What you need installed first

My Dietary Life is not a standalone overhaul, and that is important if you care about load order and stability. Kemzima says the mod requires Adeepindigo’s Healthcare Redux, Zerbu’s Custom Preferences, and Lot 51 Core Library / Injector.

  • Adeepindigo’s Healthcare Redux supplies the realistic healthcare foundation, including allergies and broader health systems.
  • Zerbu’s Custom Preferences expands and corrects The Sims 4 likes and dislikes system, which is what makes custom preference categories possible.
  • Lot 51 Core Library / Injector provides the shared framework the mod depends on.
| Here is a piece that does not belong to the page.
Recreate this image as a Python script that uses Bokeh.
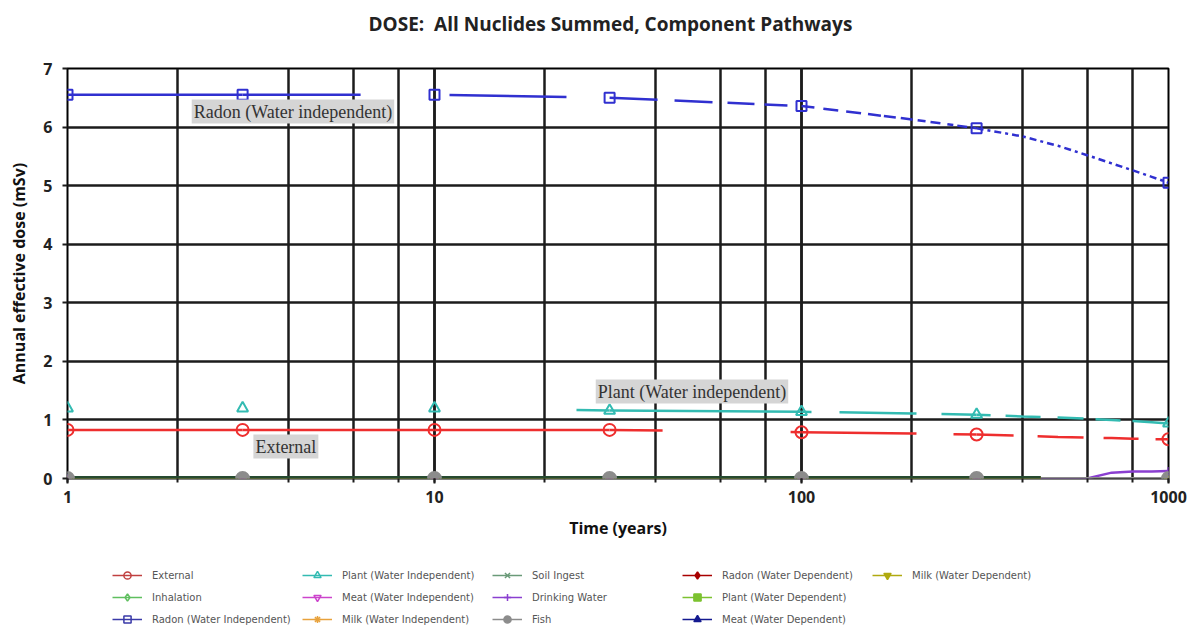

That dependency list tells you a lot about the project. My Dietary Life is not reinventing every wheel on its own. It is building on a modded gameplay stack that already handles health, preferences, and core functionality, which makes it feel more like a cross-mod integration project than a single isolated feature drop.

Why the timing matters now

The announcement landed right after EA’s Sims 4 patch 1.123, which released on April 16, 2026, and that is exactly the kind of window when mod users start checking compatibility and planning installs. Kemzima said they tested their mods with the latest patch and did not see issues with Pregnancy Massage Table, Responsible Pregnancy, and Political World, which helped reassure players already sorting their mod folders after the update.

The release schedule gives players a clear path forward. Kemzima set early access for May 1, 2026, with a public release on May 29, 2026, and said more sneak peeks would arrive before launch. If you are the kind of player who likes to keep a save stable and only swap in major overhauls after the dust settles, the public date is the safer checkpoint. If you already run Healthcare Redux, Custom Preferences, and a large custom-food library, early access will probably be the moment to test how deep you want to take food gameplay.

Bottom line

My Dietary Life looks strongest for players who want food to behave like a real part of household storytelling. It gives you preferences to remember, restrictions to respect, lifestyles to shape, and consequences that make meal planning feel meaningful in family homes, rotational saves, and long-term challenge runs. If your favorite Sims stories grow out of daily routine, this mod gives dinner a real place in the plot.